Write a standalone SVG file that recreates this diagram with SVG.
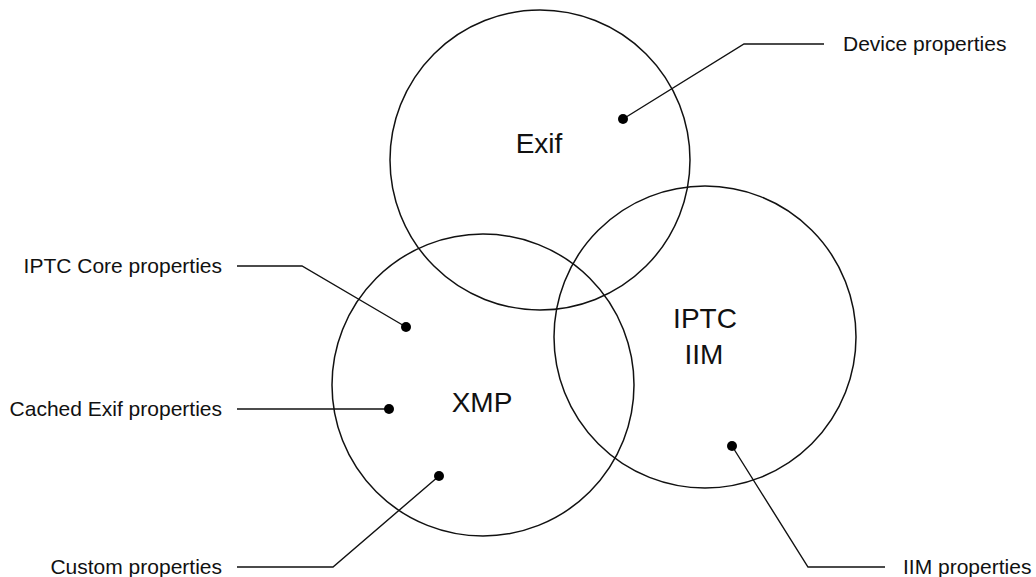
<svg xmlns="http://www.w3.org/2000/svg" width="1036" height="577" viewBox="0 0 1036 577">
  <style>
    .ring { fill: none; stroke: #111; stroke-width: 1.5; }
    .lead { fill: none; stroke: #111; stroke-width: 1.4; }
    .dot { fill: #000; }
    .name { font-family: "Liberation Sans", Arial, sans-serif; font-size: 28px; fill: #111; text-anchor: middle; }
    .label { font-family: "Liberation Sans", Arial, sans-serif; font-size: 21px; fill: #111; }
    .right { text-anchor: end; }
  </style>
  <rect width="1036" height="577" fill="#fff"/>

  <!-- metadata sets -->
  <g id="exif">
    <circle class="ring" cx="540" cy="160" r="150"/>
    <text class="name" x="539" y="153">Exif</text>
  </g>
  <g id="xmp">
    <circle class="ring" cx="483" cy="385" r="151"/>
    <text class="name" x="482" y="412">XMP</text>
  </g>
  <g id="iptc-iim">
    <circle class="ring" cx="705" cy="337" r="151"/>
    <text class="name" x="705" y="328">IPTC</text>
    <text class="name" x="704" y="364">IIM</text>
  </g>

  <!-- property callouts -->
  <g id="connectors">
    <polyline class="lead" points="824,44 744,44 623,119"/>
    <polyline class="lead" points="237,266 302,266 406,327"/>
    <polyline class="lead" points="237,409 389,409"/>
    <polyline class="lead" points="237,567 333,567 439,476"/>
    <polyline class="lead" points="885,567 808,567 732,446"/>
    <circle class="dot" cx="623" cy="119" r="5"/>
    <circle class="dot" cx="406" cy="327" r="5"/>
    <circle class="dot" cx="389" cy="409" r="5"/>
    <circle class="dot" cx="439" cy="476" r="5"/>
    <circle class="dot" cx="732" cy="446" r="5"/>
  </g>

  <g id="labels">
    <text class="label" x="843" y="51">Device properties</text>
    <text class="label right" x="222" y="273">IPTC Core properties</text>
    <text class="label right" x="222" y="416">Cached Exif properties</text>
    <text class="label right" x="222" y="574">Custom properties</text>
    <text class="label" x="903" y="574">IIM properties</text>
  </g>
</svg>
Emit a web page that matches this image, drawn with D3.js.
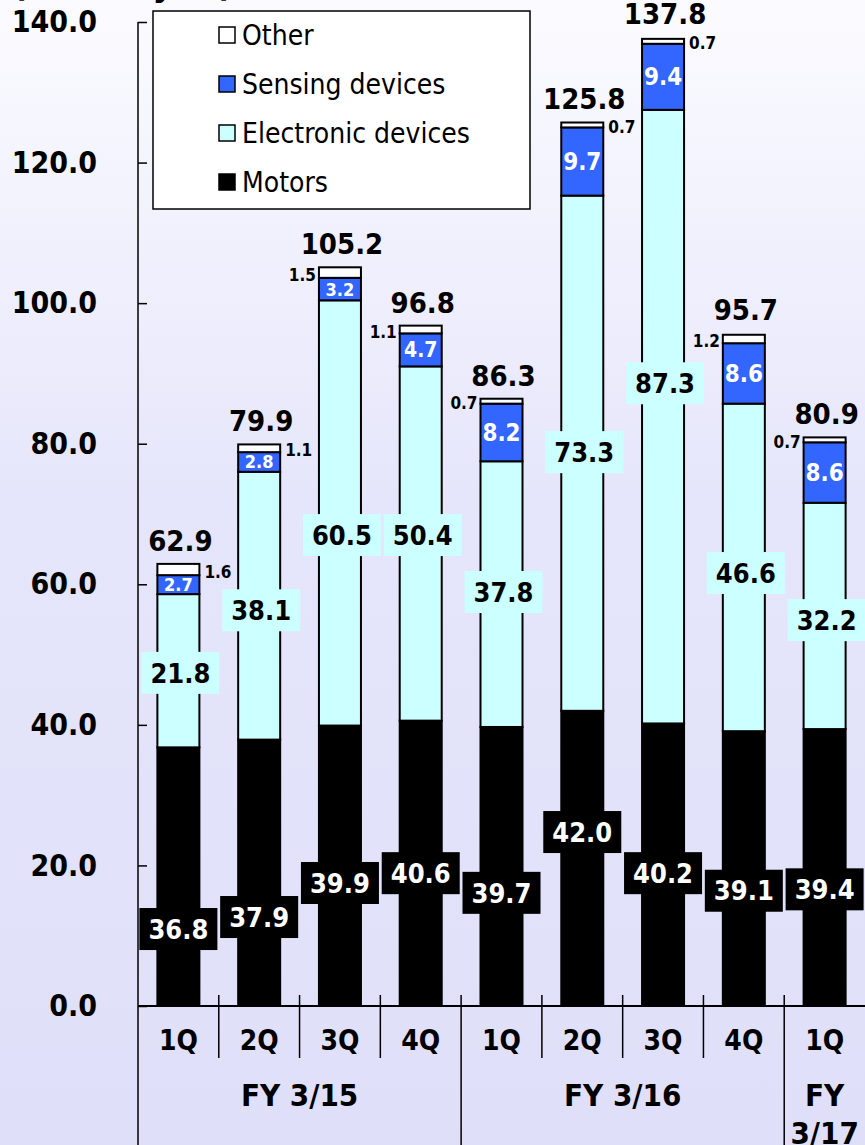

________

**Stated task:** Output a faithful copy of the data, with each picture left out.

**Answer for the task:**
Write a standalone SVG file that recreates this diagram with SVG.
<svg xmlns="http://www.w3.org/2000/svg" width="1036" height="577" viewBox="0 0 1036 577">
  <style>
    .ring { fill: none; stroke: #111; stroke-width: 1.5; }
    .lead { fill: none; stroke: #111; stroke-width: 1.4; }
    .dot { fill: #000; }
    .name { font-family: "Liberation Sans", Arial, sans-serif; font-size: 28px; fill: #111; text-anchor: middle; }
    .label { font-family: "Liberation Sans", Arial, sans-serif; font-size: 21px; fill: #111; }
    .right { text-anchor: end; }
  </style>
  <rect width="1036" height="577" fill="#fff"/>

  <!-- metadata sets -->
  <g id="exif">
    <circle class="ring" cx="540" cy="160" r="150"/>
    <text class="name" x="539" y="153">Exif</text>
  </g>
  <g id="xmp">
    <circle class="ring" cx="483" cy="385" r="151"/>
    <text class="name" x="482" y="412">XMP</text>
  </g>
  <g id="iptc-iim">
    <circle class="ring" cx="705" cy="337" r="151"/>
    <text class="name" x="705" y="328">IPTC</text>
    <text class="name" x="704" y="364">IIM</text>
  </g>

  <!-- property callouts -->
  <g id="connectors">
    <polyline class="lead" points="824,44 744,44 623,119"/>
    <polyline class="lead" points="237,266 302,266 406,327"/>
    <polyline class="lead" points="237,409 389,409"/>
    <polyline class="lead" points="237,567 333,567 439,476"/>
    <polyline class="lead" points="885,567 808,567 732,446"/>
    <circle class="dot" cx="623" cy="119" r="5"/>
    <circle class="dot" cx="406" cy="327" r="5"/>
    <circle class="dot" cx="389" cy="409" r="5"/>
    <circle class="dot" cx="439" cy="476" r="5"/>
    <circle class="dot" cx="732" cy="446" r="5"/>
  </g>

  <g id="labels">
    <text class="label" x="843" y="51">Device properties</text>
    <text class="label right" x="222" y="273">IPTC Core properties</text>
    <text class="label right" x="222" y="416">Cached Exif properties</text>
    <text class="label right" x="222" y="574">Custom properties</text>
    <text class="label" x="903" y="574">IIM properties</text>
  </g>
</svg>
Emit a web page that matches this image, drawn with D3.js.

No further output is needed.